++++ Dataset excerpt

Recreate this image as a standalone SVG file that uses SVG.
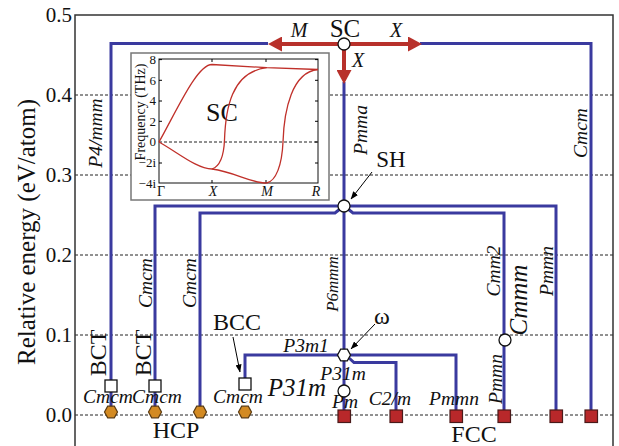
<svg xmlns="http://www.w3.org/2000/svg" width="619" height="446" viewBox="0 0 619 446">
<style>
.frame{fill:none;stroke:#333;stroke-width:1.5}
.grid{fill:none;stroke:#222;stroke-width:1;stroke-dasharray:3 2}
.blue{fill:none;stroke:#3a3a9f;stroke-width:3;stroke-linejoin:miter}
.red{fill:none;stroke:#b8312b;stroke-width:4}
.band{fill:none;stroke:#c0302a;stroke-width:1.3}
.thin{fill:none;stroke:#000;stroke-width:1}
.t{fill:#111}
.i{font-style:italic;fill:#111}
.wnode{fill:#fff;stroke:#111;stroke-width:1.3}
.fcc{fill:#b8282a;stroke:#4a1a1a;stroke-width:1.2}
.hcp{fill:#d38a22;stroke:#5a3a10;stroke-width:1.2}
</style>
<defs>
<marker id="redhead" viewBox="0 0 14 15" refX="1" refY="7.5" markerWidth="14" markerHeight="15" markerUnits="userSpaceOnUse" orient="auto">
<path d="M0,0 L14,7.5 L0,15 z" fill="#b8312b"/>
</marker>
<marker id="blackhead" viewBox="0 0 8 6" refX="7.5" refY="3" markerWidth="8" markerHeight="6" markerUnits="userSpaceOnUse" orient="auto">
<path d="M0,0 L8,3 L0,6 z" fill="#000"/>
</marker>
<polygon id="hex" points="-6.5,0 -3.3,-5.8 3.3,-5.8 6.5,0 3.3,5.8 -3.3,5.8"/>
</defs>
<rect width="619" height="446" fill="#fff"/>
<g font-family="'Liberation Serif', 'Times New Roman', 'DejaVu Serif', serif">

<g id="axes">
<path class="grid" d="M75,95 H613 M75,175 H613 M75,255 H613 M75,335 H613 M75,415 H613"/>
<path class="frame" d="M75,446 V15 H613 V446"/>
<g class="t" font-size="21" text-anchor="end">
<text x="72" y="22">0.5</text>
<text x="72" y="102">0.4</text>
<text x="72" y="182">0.3</text>
<text x="72" y="262">0.2</text>
<text x="72" y="342">0.1</text>
<text x="72" y="422">0.0</text>
</g>
<text class="t" font-size="25" text-anchor="middle" transform="translate(35,232) rotate(-90)">Relative energy (eV/atom)</text>
</g>

<g id="inset">
<rect x="131" y="53" width="198" height="147" fill="#fff" stroke="#777" stroke-width="1.5"/>
<rect x="159" y="59" width="159" height="124" fill="#fff" stroke="#111" stroke-width="1"/>
<path class="grid" d="M159,142 H318"/>
<path class="thin" d="M159,59.6 h3 M159,80.3 h3 M159,101 h3 M159,121.3 h3 M159,163 h3 M318,59.6 h-3 M318,80.3 h-3 M318,101 h-3 M318,121.3 h-3 M318,142 h-3 M318,163 h-3 M212,59 v3 M266,59 v3 M212,183 v-3 M266,183 v-3"/>
<g class="t" font-size="13" text-anchor="end">
<text x="156" y="64">8</text>
<text x="156" y="85">6</text>
<text x="156" y="105">4</text>
<text x="156" y="126">2</text>
<text x="156" y="146">0</text>
<text x="156" y="167">−2i</text>
<text x="156" y="188">−4i</text>
</g>
<text class="t" font-size="14" x="161" y="196" text-anchor="middle">Γ</text>
<g class="i" font-size="14" text-anchor="middle">
<text x="213" y="196">X</text>
<text x="267" y="196">M</text>
<text x="316" y="196">R</text>
</g>
<text class="t" font-size="14" text-anchor="middle" transform="translate(145,112) rotate(-90)">Frequency (THz)</text>
<text class="t" font-size="26" x="222" y="121" text-anchor="middle">SC</text>
<path class="band" d="M159,142 C177,110 197,64.5 212,64.5 L266.7,67.7 L318,69.5"/>
<path class="band" d="M159,142 C177,152 197,169 212,169 C235,172 250,183 266.7,183"/>
<path class="band" d="M212,169 C221,166 224,152 224.5,140 C225.5,110 231,72 266.7,67.7"/>
<path class="band" d="M266.7,183 C276,181 282,165 283,142 C284,110 292,72 318,69.5"/>
</g>

<g id="connectors">
<path class="blue" d="M268,43.5 H111 V412"/>
<path class="blue" d="M420,43.5 H591 V416"/>
<path class="blue" d="M344,82 V416"/>
<path class="blue" d="M338,206 H155 V412"/>
<path class="blue" d="M340,209 L335,213 H200 V412"/>
<path class="blue" d="M350,206 H556 V416"/>
<path class="blue" d="M348,209 L353,213 H504 V416"/>
<path class="blue" d="M338,355 H245 V384"/>
<path class="blue" d="M350,355 H456 V416"/>
<path class="blue" d="M349,358 L354,362.5 H396 V416"/>
<path class="red" d="M344,44 H281" marker-end="url(#redhead)"/>
<path class="red" d="M344,44 H409" marker-end="url(#redhead)"/>
<path class="red" d="M344,44 V71" marker-end="url(#redhead)"/>
<path class="thin" d="M372,172 L351,199" marker-end="url(#blackhead)"/>
<path class="thin" d="M375,324 L351,349" marker-end="url(#blackhead)"/>
<path class="thin" d="M233,337 L240,372" marker-end="url(#blackhead)"/>
</g>

<g id="labels">
<g class="i" font-size="20" text-anchor="middle">
<text x="299" y="37">M</text>
<text x="396" y="37">X</text>
<text x="358" y="67">X</text>
</g>
<g class="i" font-size="19.5" text-anchor="middle">
<text transform="translate(102,133) rotate(-90)">P4/mmm</text>
<text transform="translate(367,130) rotate(-90)">Pmma</text>
<text transform="translate(587,133) rotate(-90)">Cmcm</text>
<text transform="translate(152,283) rotate(-90)">Cmcm</text>
<text transform="translate(196,283) rotate(-90)">Cmcm</text>
<text transform="translate(500,271) rotate(-90)">Cmm2</text>
<text transform="translate(553,271) rotate(-90)">Pmmn</text>
<text transform="translate(502,379) rotate(-90)">Pmmn</text>
</g>
<text class="i" font-size="17" text-anchor="middle" transform="translate(338,284) rotate(-90)">P6mmm</text>
<text class="i" font-size="25" text-anchor="middle" transform="translate(527,300) rotate(-90)">Cmmm</text>
<g class="i" font-size="19.5" text-anchor="middle">
<text x="306" y="352">P3m1</text>
<text x="343" y="380">P31m</text>
<text x="345" y="408">Pm</text>
<text x="390" y="405">C2/m</text>
<text x="454" y="405">Pmmn</text>
<text x="108" y="403">Cmcm</text>
<text x="157" y="403">Cmcm</text>
<text x="238" y="403">Cmcm</text>
</g>
<text class="i" font-size="25" x="297" y="396" text-anchor="middle">P31m</text>
</g>

<g id="node-SC"><circle class="wnode" cx="344" cy="44" r="6"/><text class="t" font-size="25" x="345" y="37" text-anchor="middle">SC</text></g>
<g id="node-SH"><circle class="wnode" cx="344" cy="206" r="6"/><text class="t" font-size="23" x="391" y="167" text-anchor="middle">SH</text></g>
<g id="node-omega"><use href="#hex" x="344" y="355" class="wnode"/><text class="t" font-size="24" x="382" y="324" text-anchor="middle">ω</text></g>
<g id="node-P31m"><circle class="wnode" cx="344" cy="391" r="6"/></g>
<g id="node-Cmmm"><circle class="wnode" cx="505" cy="340" r="6"/></g>
<g id="node-BCT1"><rect class="wnode" x="105" y="380" width="12" height="12"/><text class="t" font-size="24" text-anchor="middle" transform="translate(106,353) rotate(-90)">BCT</text></g>
<g id="node-BCT2"><rect class="wnode" x="149" y="380" width="12" height="12"/><text class="t" font-size="24" text-anchor="middle" transform="translate(151,353) rotate(-90)">BCT</text></g>
<g id="node-BCC"><rect class="wnode" x="239" y="378" width="12" height="12"/><text class="t" font-size="24" x="237" y="330" text-anchor="middle">BCC</text></g>
<g id="node-HCP">
<use href="#hex" x="111" y="412" class="hcp"/>
<use href="#hex" x="155" y="412" class="hcp"/>
<use href="#hex" x="200" y="412" class="hcp"/>
<use href="#hex" x="245" y="412" class="hcp"/>
<text class="t" font-size="24" x="176" y="438" text-anchor="middle">HCP</text>
</g>
<g id="node-FCC">
<rect class="fcc" x="338" y="410" width="12.5" height="12.5"/>
<rect class="fcc" x="390" y="410" width="12.5" height="12.5"/>
<rect class="fcc" x="450" y="410" width="12.5" height="12.5"/>
<rect class="fcc" x="498" y="410" width="12.5" height="12.5"/>
<rect class="fcc" x="550" y="410" width="12.5" height="12.5"/>
<rect class="fcc" x="585" y="410" width="12.5" height="12.5"/>
<text class="t" font-size="24" x="474" y="442" text-anchor="middle">FCC</text>
</g>
</g>
</svg>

++++++++

| Stated goal |
Only the lines from the start of the material through the line containing "Serif', 'Times New" should be transcribed. Pictures stay out.

| Answer to this exercise |
Recreate this image as a standalone SVG file that uses SVG.
<svg xmlns="http://www.w3.org/2000/svg" width="619" height="446" viewBox="0 0 619 446">
<style>
.frame{fill:none;stroke:#333;stroke-width:1.5}
.grid{fill:none;stroke:#222;stroke-width:1;stroke-dasharray:3 2}
.blue{fill:none;stroke:#3a3a9f;stroke-width:3;stroke-linejoin:miter}
.red{fill:none;stroke:#b8312b;stroke-width:4}
.band{fill:none;stroke:#c0302a;stroke-width:1.3}
.thin{fill:none;stroke:#000;stroke-width:1}
.t{fill:#111}
.i{font-style:italic;fill:#111}
.wnode{fill:#fff;stroke:#111;stroke-width:1.3}
.fcc{fill:#b8282a;stroke:#4a1a1a;stroke-width:1.2}
.hcp{fill:#d38a22;stroke:#5a3a10;stroke-width:1.2}
</style>
<defs>
<marker id="redhead" viewBox="0 0 14 15" refX="1" refY="7.5" markerWidth="14" markerHeight="15" markerUnits="userSpaceOnUse" orient="auto">
<path d="M0,0 L14,7.5 L0,15 z" fill="#b8312b"/>
</marker>
<marker id="blackhead" viewBox="0 0 8 6" refX="7.5" refY="3" markerWidth="8" markerHeight="6" markerUnits="userSpaceOnUse" orient="auto">
<path d="M0,0 L8,3 L0,6 z" fill="#000"/>
</marker>
<polygon id="hex" points="-6.5,0 -3.3,-5.8 3.3,-5.8 6.5,0 3.3,5.8 -3.3,5.8"/>
</defs>
<rect width="619" height="446" fill="#fff"/>
<g font-family="'Liberation Serif', 'Times New Roman', 'DejaVu Serif', serif">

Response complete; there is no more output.